AOC Côtes de Provence : l’histoire d’une conquête
L’Appellation Côtes de Provence fête ses 40 ans. Au vu du succès mondial que connaît le rosé, on a du mal à imaginer les difficultés du début. Les pionniers nous racontent
La viticulture varoise revient de loin ! Dans les années 1970, les paysages ruraux qu’on nous envie aujourd’hui, genre de bocage provençal où les parcelles en restanques le disputent aux bosquets, ont bien failli disparaître. « À l’époque, on perdait 1 000 hectares de vignes par an », se souvient Claude Bonnet, ancien président du Syndicat des vignerons (1980-1998) et de la Chambre d’agriculture du Var (1991-2007). Ne produisant dans le meilleur des cas que des vins délimités de qualité supérieure (VDQS), sans aucune référence aux cépages ni au terroir, la viticulture varoise courrait irrémédiablement à sa perte. « Les primes d’arrachage, plutôt incitatives, étaient la seule perspective qui s’offrait aux vignerons. Beaucoup de ceux dont les terres ne rapportaient déjà plus rien et qui n’avaient pas d’enfants pour reprendre l’exploitation ont choisi cette option », confie Claude Bonnet.

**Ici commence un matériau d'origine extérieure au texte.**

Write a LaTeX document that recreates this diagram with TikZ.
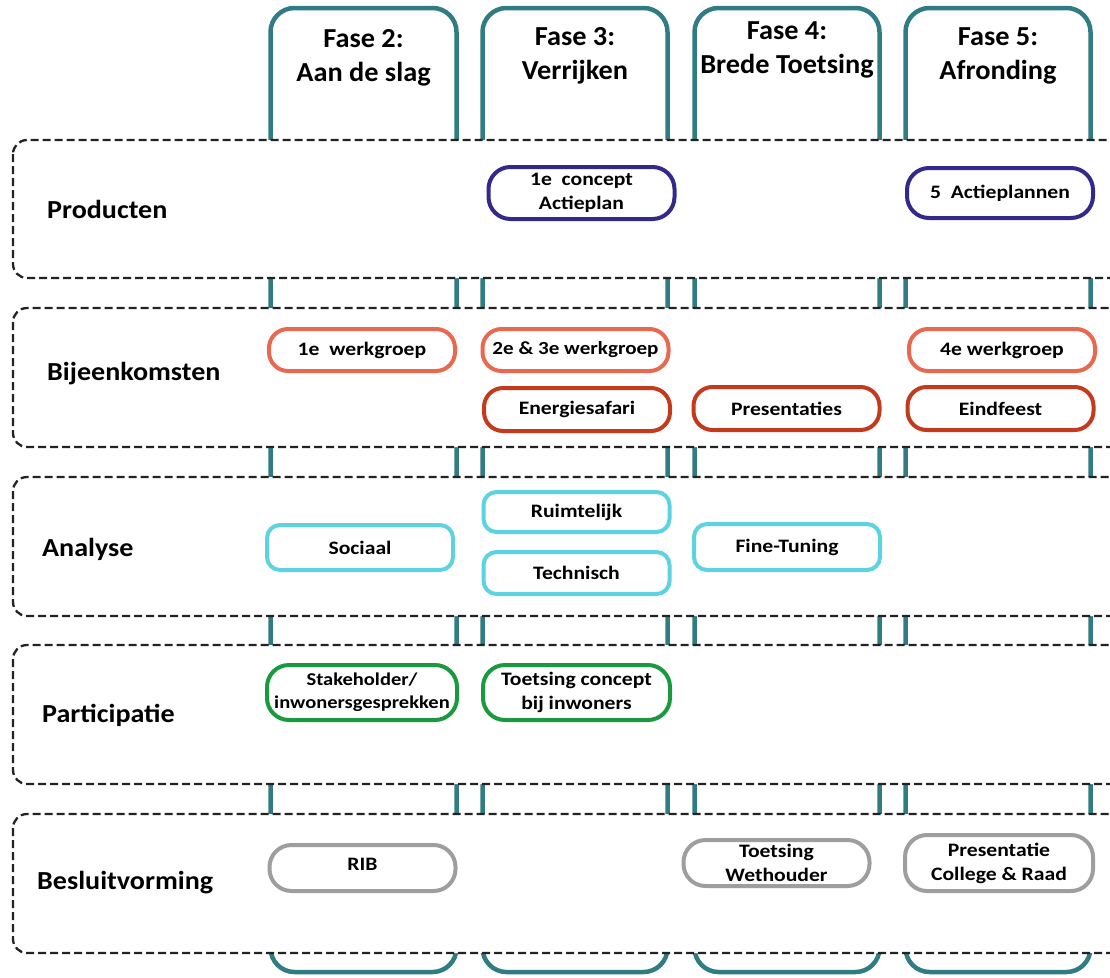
\documentclass[tikz,border=0pt]{standalone}
\usepackage{fontspec}
\setmainfont{Carlito}
\newfontfamily\boxfont[FakeStretch=1.14]{Carlito}
\newfontfamily\lblfont[FakeStretch=1.08]{Carlito}
\newfontfamily\phasefont[FakeStretch=1.03]{Carlito}
\definecolor{colTeal}{HTML}{2F7C83}
\definecolor{colNavy}{HTML}{33288C}
\definecolor{colSalmon}{HTML}{E8694F}
\definecolor{colRed}{HTML}{C53A1C}
\definecolor{colCyan}{HTML}{5DD2E2}
\definecolor{colGreen}{HTML}{1A9A3E}
\definecolor{colGrey}{HTML}{9E9E9E}
\definecolor{colDash}{HTML}{222222}
\begin{document}
\begin{tikzpicture}[x=1pt,y=-1pt,
  col/.style={draw=colTeal, line width=4.5pt, rounded corners=24pt},
  rowbox/.style={draw=colDash, fill=white, line width=2.3pt, dash pattern=on 8pt off 4pt, rounded corners=14pt},
  lbl/.style={anchor=west, font=\lblfont\bfseries\fontsize{26}{30}\selectfont, inner sep=0pt},
  phase/.style={align=center, font=\phasefont\bfseries\fontsize{27.5}{34}\selectfont, inner sep=0pt},
  box/.style={draw=#1, line width=4pt, fill=white, rounded corners=19pt, align=center, inner sep=0pt,
    font=\boxfont\bfseries\fontsize{19}{24}\selectfont, minimum width=186pt, minimum height=42pt},
]
\path[use as bounding box] (0,0) rectangle (1110,977);
\begin{scope}
\clip (0,0) rectangle (1110,977);
% phase columns
\draw[col] (270.5,8) rectangle (456.5,972);
\draw[col] (482.5,8) rectangle (667.5,972);
\draw[col] (694.5,8) rectangle (879.5,972);
\draw[col] (905.5,8) rectangle (1090.5,972);
% rows
\draw[rowbox] (13,140) rectangle (1140,278);
\draw[rowbox] (13,308) rectangle (1140,447);
\draw[rowbox] (13,477) rectangle (1140,616);
\draw[rowbox] (13,645) rectangle (1140,784);
\draw[rowbox] (13,814) rectangle (1140,953);
\end{scope}
% phase titles
\node[phase] (f2) at (363.5,58) {Fase 2:\\Aan de slag};
\node[phase] (f3) at (575,56) {Fase 3:\\Verrijken};
\node[phase] (f4) at (787,50) {Fase 4:\\Brede Toetsing};
\node[phase] (f5) at (998,56) {Fase 5:\\Afronding};
% row labels
\node[lbl] (lp) at (47,209) {Producten};
\node[lbl] (lb) at (47,374) {Bijeenkomsten};
\node[lbl] (la) at (42,549) {Analyse};
\node[lbl] (lpa) at (42,715) {Participatie};
\node[lbl] (lbv) at (37,883) {Besluitvorming};
% producten
\node[box=colNavy, minimum height=52pt, rounded corners=22pt] (c1) at (581.5,193) {1e\ \ concept\\Actieplan};
\node[box=colNavy, minimum height=50pt, rounded corners=22pt] (c5) at (1000,193) {5\ \ Actieplannen};
% bijeenkomsten
\node[box=colSalmon] (w1) at (362,350) {1e\ \ werkgroep};
\node[box=colSalmon] (w23) at (575.5,350) {\fontsize{18.5}{24}\selectfont 2e \& 3e werkgroep};
\node[box=colSalmon] (w4) at (1002,350) {4e werkgroep};
\node[box=colRed, minimum height=43pt] (en) at (577,409.5) {Energiesafari};
\node[box=colRed, minimum height=43pt] (pr) at (786.5,408.5) {Presentaties};
\node[box=colRed, minimum height=43pt] (ei) at (1000.5,408.5) {Eindfeest};
% analyse
\node[box=colCyan, rounded corners=13pt, minimum height=45pt] (so) at (360,547.5) {Sociaal};
\node[box=colCyan, rounded corners=13pt, minimum height=40pt] (ru) at (576.5,512) {Ruimtelijk};
\node[box=colCyan, rounded corners=13pt, minimum height=42pt] (te) at (576.5,573) {Technisch};
\node[box=colCyan, rounded corners=13pt, minimum height=46pt] (fi) at (787,547) {Fine-Tuning};
% participatie
\node[box=colGreen, minimum width=190pt, minimum height=55pt, rounded corners=22pt] (st) at (362,692.5) {\fontsize{18}{24}\selectfont Stakeholder/\\[-1pt]\fontsize{18}{24}\selectfont inwonersgesprekken};
\node[box=colGreen, minimum width=187pt, minimum height=55pt, rounded corners=22pt] (tc) at (576.5,692.5) {Toetsing concept\\bij inwoners};
% besluitvorming
\node[box=colGrey, minimum height=46pt, rounded corners=22pt] (rib) at (362.5,868) {};
\node[font=\boxfont\bfseries\fontsize{19}{24}\selectfont, inner sep=0pt] (ribt) at (rib.center) [yshift=4pt] {RIB};
\node[box=colGrey, minimum height=46pt, rounded corners=22pt] (we) at (776.5,863) {Toetsing\\Wethouder};
\node[box=colGrey, minimum width=188pt, minimum height=56pt, rounded corners=22pt] (pc) at (999,863) {Presentatie\\College \& Raad};
\end{tikzpicture}
\end{document}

Une reconversion de type sidérurgique
Le salut est venu de l’obtention de l’appellation d’origine contrôlée en 1977. Une initiative de longue haleine, menée notamment par Fernand Brun, alors président du Syndicat des Côtes de Provence, mais soutenue par l’ensemble de la filière viticole varoise. « Fernand Brun avait tout compris et il n’a eu de cesse que d’obtenir l’AOC pour les Côtes de Provence », affirme Louis Fabre, qui lui succéda de 1992 à 1995. « Avoir l’AOC, c’était jouer dans la cour des grands, comme à Bordeaux ou en Bourgogne, précise Claude Bonnet. Mais il ne faut pas croire que tout était gagné pour autant ». Bien au contraire : tout était à construire pour se conformer au cahier des charges de la nouvelle AOC. « En un sens, on a connu une reconversion de type sidérurgique », affirme Claude Bonnet, le plus sérieusement du monde. Et d’expliquer : « Il a fallu convaincre les vignerons de planter des cépages de meilleure qualité comme la syrah et le grenache, à la place du carignan ou de l’ugni blanc. Les caves ont dû rénover leurs équipements en achetant des cuves inox et des groupes de froid pour la vinification à basse température. Des efforts étaient également nécessaires en terme de commercialisation du vin, notamment par l’aménagement de caveaux de vente ».
Rude adversité
Tout aussi important: « Le syndicat des Côtes de Provence a fortement insisté sur la nécessité d’embaucher des oenologues », ajoute Louis Fabre. «Un changement considérable car, jusqu’à présent, le vin était fait par des gendarmes en retraite, des gens honnêtes pour du vin loyal et marchand », acquiesce Claude Bonnet, dans un sourire. Reste le choix du rosé (largement minoritaire à l’époque), plutôt que du rouge et du blanc : « C’était le seul marché libre. Avec le rouge, on serait entré en concurrence frontale avec le Bordeaux ou les Côtes-du-Rhône. L’Alsace était déjà positionnée sur le marché du blanc. Et puis on pouvait s’appuyer sur l’histoire, attestant de la production de vin rosé en Provence dès l’Antiquité », confie Claude Bonnet. Mise à part une fronde, vite résolue, de certaines caves particulières, toute la filière viticole varoise a rapidement tiré dans le même sens pour mener l’AOC Côtes de Provence au succès. Heureusement, car l’adversité a été rude. « Nos pires ennemis étaient nos collègues vignerons des autres appellations. Ils disaient : le rosé, ce n’est pas un vin. Et les vignerons qui en produisent font honte à la profession », se souvient Claude Bonnet, 40 ans après. Obstinés, convaincus d’être sur le bon chemin malgré d’inévitables tâtonnements, les vignerons varois ne lâcheront rien. Quelques événements – dont la sortie de la cuvée Pétale de Rose, premier rosé très clair produit par Régine Sumeire du Château La Tour de l’Évêque, ou encore la création du Centre du rosé à Vidauban – viendront définitivement asseoir l’AOC Côtes de Provence qui n’en finit plus de conquérir le monde.